The state figures for the lobster fishery show that while the total figure is down, the number for Long Island Sound is up by around 10,000 pounds for the prior year. Lobstermen say nearly all the active fishing in the Sound has moved markedly to the east, where a handful of fishermen continue to set pots in far deeper waters that maintain the cool temperatures lobsters prefer.

Jim King, who fished out of Mattituck, said he continued fishing the Sound well after the 1999 die-off and, “I didn’t see a huge change until 2006, 2008 — then it really dropped off.”

In 2016, he said, he thought he’d seen the beginnings of a comeback, but the landings dropped by half in 2017, and in half again in 2018.

“I didn’t set anything this year, I was so disgusted,” he said. “It’s a shame. It was just a wonder fishery.”
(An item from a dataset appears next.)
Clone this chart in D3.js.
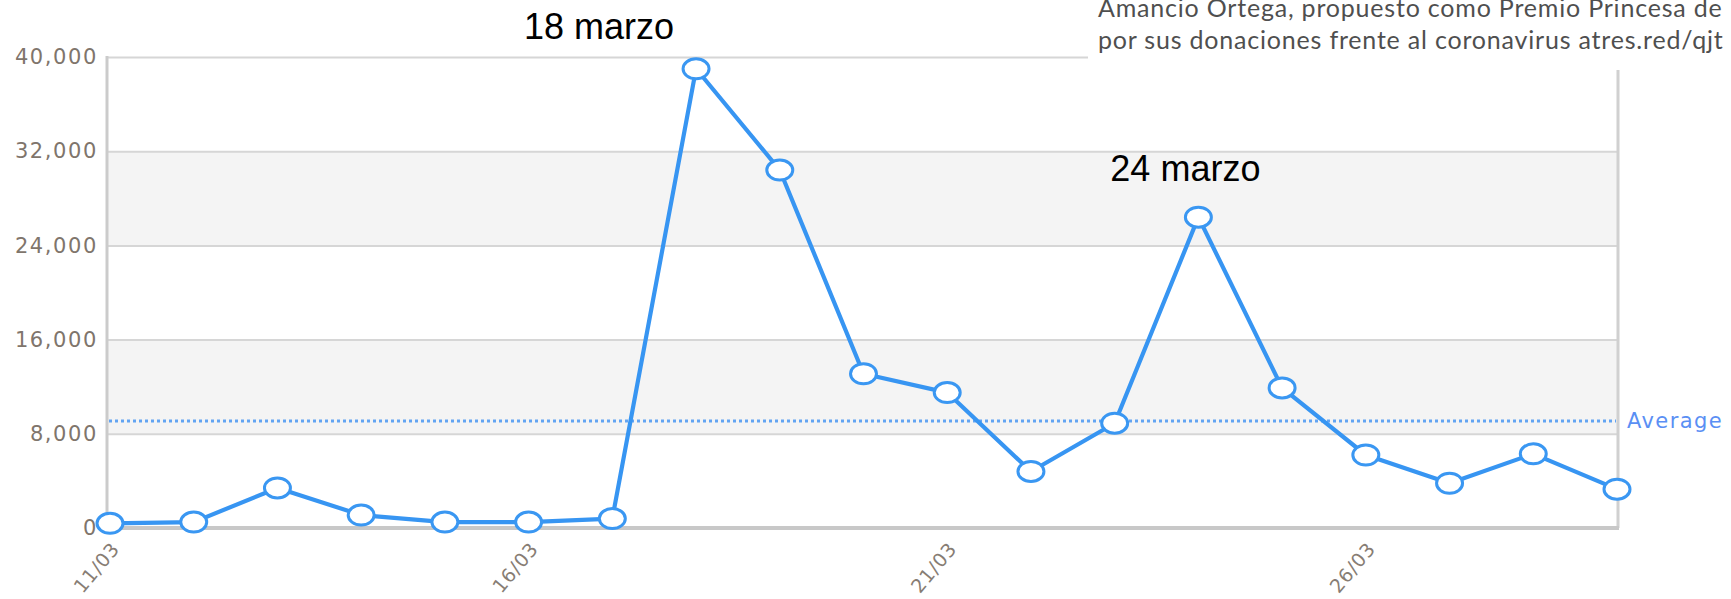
<!DOCTYPE html>
<html>
<head>
<meta charset="utf-8">
<script src="https://cdn.jsdelivr.net/npm/d3@7"></script>
<style>
  body { margin: 0; background: #fff; }
  svg { display: block; }
</style>
</head>
<body>
<div id="graph"></div>
<script>
// daily values, 11/03 .. 29/03
const dates = ['11/03','12/03','13/03','14/03','15/03','16/03','17/03','18/03','19/03','20/03',
               '21/03','22/03','23/03','24/03','25/03','26/03','27/03','28/03','29/03'];
const values = [400, 500, 3400, 1100, 500, 500, 800, 39000, 30400, 13100,
                11500, 4800, 8900, 26400, 11900, 6200, 3800, 6300, 3300];
const yTicks = [0, 8000, 16000, 24000, 32000, 40000];
const xTickLabels = ['11/03', '16/03', '21/03', '26/03'];
const bands = [[8000, 16000], [24000, 32000]];
const noteDays = ['18/03', '24/03'];
const noteTexts = ['18 marzo', '24 marzo'];
const tweet = ['Amancio Ortega, propuesto como Premio Princesa de',
               'por sus donaciones frente al coronavirus atres.red/qjt'];

const w = 1731, h = 599;
const padL = 107, padR = 1618, padT = 56, padB = 528;
// where each annotation sits relative to its point
const noteShift = [[-97, -30], [-13, -36]];

const svg = d3.select('#graph').append('svg').attr('width', w).attr('height', h);

const xScale = d3.scalePoint().domain(dates).range([padL + 3, padR - 1]);
const yScale = d3.scaleLinear().domain([0, 40000]).range([padB, padT + 1]);

// shaded bands
svg.selectAll('rect.band').data(bands).enter().append('rect')
    .attr('class', 'band')
    .attr('x', padL).attr('width', padR - padL)
    .attr('y', d => yScale(d[1])).attr('height', d => yScale(d[0]) - yScale(d[1]))
    .attr('fill', '#f4f4f4');

// grid
svg.append('g').attr('transform', 'translate(' + padL + ',0)')
    .call(d3.axisLeft(yScale).tickValues(yTicks).tickSize(-(padR - padL)).tickFormat(''))
    .call(g => g.select('.domain').remove())
    .call(g => g.selectAll('line').attr('stroke', '#d6d6d6').attr('stroke-width', 2));

// y axis labels
svg.append('g').attr('transform', 'translate(' + padL + ',0)')
    .call(d3.axisLeft(yScale).tickValues(yTicks).tickSize(0).tickPadding(9).tickFormat(d3.format(',')))
    .call(g => g.select('.domain').remove())
    .call(g => g.selectAll('text')
        .attr('fill', '#7f756c').style('font-family', 'DejaVu Sans').style('font-size', '21px')
        .style('letter-spacing', '1.6px'));

// frame
svg.append('line').attr('x1', padL).attr('x2', padL).attr('y1', padT).attr('y2', padB)
    .attr('stroke', '#cbcbcb').attr('stroke-width', 3);
svg.append('line').attr('x1', padR).attr('x2', padR).attr('y1', padT).attr('y2', padB)
    .attr('stroke', '#d0d0d0').attr('stroke-width', 3);
svg.append('line').attr('x1', padL).attr('x2', padR + 1).attr('y1', padB).attr('y2', padB)
    .attr('stroke', '#c8c8c8').attr('stroke-width', 4);

// x axis labels
const xAxis = svg.append('g').attr('transform', 'translate(0,' + padB + ')')
    .call(d3.axisBottom(xScale).tickValues(xTickLabels).tickSize(0).tickPadding(0))
    .call(g => g.select('.domain').remove());
xAxis.selectAll('text')
    .attr('fill', '#877d74').style('font-family', 'DejaVu Sans').style('font-size', '19px')
    .style('letter-spacing', '0.8px')
    .attr('y', 0).attr('text-anchor', 'end').attr('dy', '0.35em')
    .attr('transform', 'translate(5,17) rotate(-50)');

// average line
const avg = d3.mean(values);
svg.append('line').attr('x1', padL + 2).attr('x2', padR - 2)
    .attr('y1', yScale(avg)).attr('y2', yScale(avg))
    .attr('stroke', '#62a4f2').attr('stroke-width', 3).attr('stroke-dasharray', '3,3');
svg.append('text').attr('x', padR + 9).attr('y', yScale(avg)).attr('dy', '0.35em')
    .attr('fill', '#5a8ff4').style('font-family', 'DejaVu Sans').style('font-size', '21px')
    .style('letter-spacing', '1.4px').text('Average');

// series
const line = d3.line().x((d, i) => xScale(dates[i])).y(d => yScale(d));
svg.append('path').datum(values).attr('d', line)
    .attr('fill', 'none').attr('stroke', '#3795f2').attr('stroke-width', 4.2)
    .attr('stroke-linejoin', 'round');
svg.selectAll('ellipse').data(values).enter().append('ellipse')
    .attr('cx', (d, i) => xScale(dates[i])).attr('cy', d => yScale(d))
    .attr('rx', 13).attr('ry', 10)
    .attr('fill', '#fff').attr('stroke', '#3a97f2').attr('stroke-width', 3);

// annotations
svg.selectAll('text.note').data(noteTexts).enter().append('text')
    .attr('class', 'note')
    .attr('x', (d, i) => xScale(noteDays[i]) + noteShift[i][0])
    .attr('y', (d, i) => yScale(values[dates.indexOf(noteDays[i])]) + noteShift[i][1])
    .attr('text-anchor', 'middle')
    .style('font-family', 'Liberation Sans, Arial').style('font-size', '36px').attr('fill', '#000')
    .text(d => d);

// overlapping tweet box in the top right
svg.append('rect').attr('x', 1088).attr('y', 0).attr('width', w - 1088).attr('height', 70).attr('fill', '#fff');
svg.selectAll('text.tweet').data(tweet).enter().append('text')
    .attr('class', 'tweet')
    .attr('x', 1098).attr('y', (d, i) => 17 + i * 32)
    .attr('fill', '#4f4f4f').style('font-family', 'Lato').style('font-size', '25px')
    .style('letter-spacing', '0.8px')
    .text(d => d);
</script>
</body>
</html>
King is one of the few lobstermen who put the blame squarely on one human-made factor.

“In my opinion, it was terribly overfished,” he said. “I tried tooth and nail to get limits.”

The limits came too late, said King, 81, who has been fishing the waters since 1964. He hasn’t given up hope completely. “I might put a few pots out next year,” he said.

Al Schaffer, a longtime lobsterman who fishes out of Montauk, said he’s seen steady lobster fishing in the waters off Fishers Island and some closer to Long Island, with recent highs around the time COVID struck in 2020. This year has been a little slower, he said.

"We have our own body of lobsters in the race," he said, referring to waters around Plum and Fishers Islands. He said he doubts the theory that lobsters from the western Sound simply migrated east to cooler waters. "I don’t think there’s any lobsters in western Long Island Sound to walk east."

Some lobstermen have moved to even deeper waters. Anthony Sosinski, who fishes for lobsters and Jonah crabs out of Montauk, does most of his fishing 50 miles from shore — a fishery so distant that his exploits of heading to fishing grounds at night became the subject of a book. 

"When I left the inshore lobster fishery in 2003, it was because we couldn’t make a living anymore inshore," Sosinski said. He said he suspects many of the lobsters that once inhabited the western Sound migrated east, while poor water quality makes it impossible for new eggs to hatch and grow.

"The eggs don’t survive because the water quality isn’t there for them," Sosinski said of the Sound. "That’s what’s killing our seafood."

It's also leading to a decline in active fishermen. 

New York State issued a total of 298 lobster fishing licenses last year, down from the 393 issued in 2013, and a sharp decrease from the 1,265 issued at the height of the fishery in 1994. The lobster catch in the Sound peaked in 1996 at 8.8 million pounds. By 2009, it had dropped to just under 1 million.

“The assessment is [that] it’s pretty much done,” said John German, president of Long Island Sound Lobstermen’s Association, a  trade group.

German, who turns 77 this month, said he knew a lobsterman in Northport who had been taking tour groups out to show them how lobstering was traditionally done. It became a problem when the pots kept coming up empty, he said, so the man “had to buy lobsters to put them in the pots.”

In a prepared statement to Newsday, the state Department of Environmental Conservation, which regulates the lobster fishery, noted that prolonged exposure to water above 68 degrees is “stressful to American lobsters.” German noted that water temperatures in the Sound hit 80 degrees this year and recently have settled around 75 degrees.

The DEC said higher water temperatures, ocean acidification and shifting fishery populations, and changes in productivity have become "significant stressors on the state’s marine environment" overall, and to lobsters in particular.

Like many Long Island lobstermen, German has turned his attention to other species, notably whelk, known locally as conch. “It just keeps me going,” he said. “It’s nothing compared to lobsters. It will never ever even come close to what lobstering was.”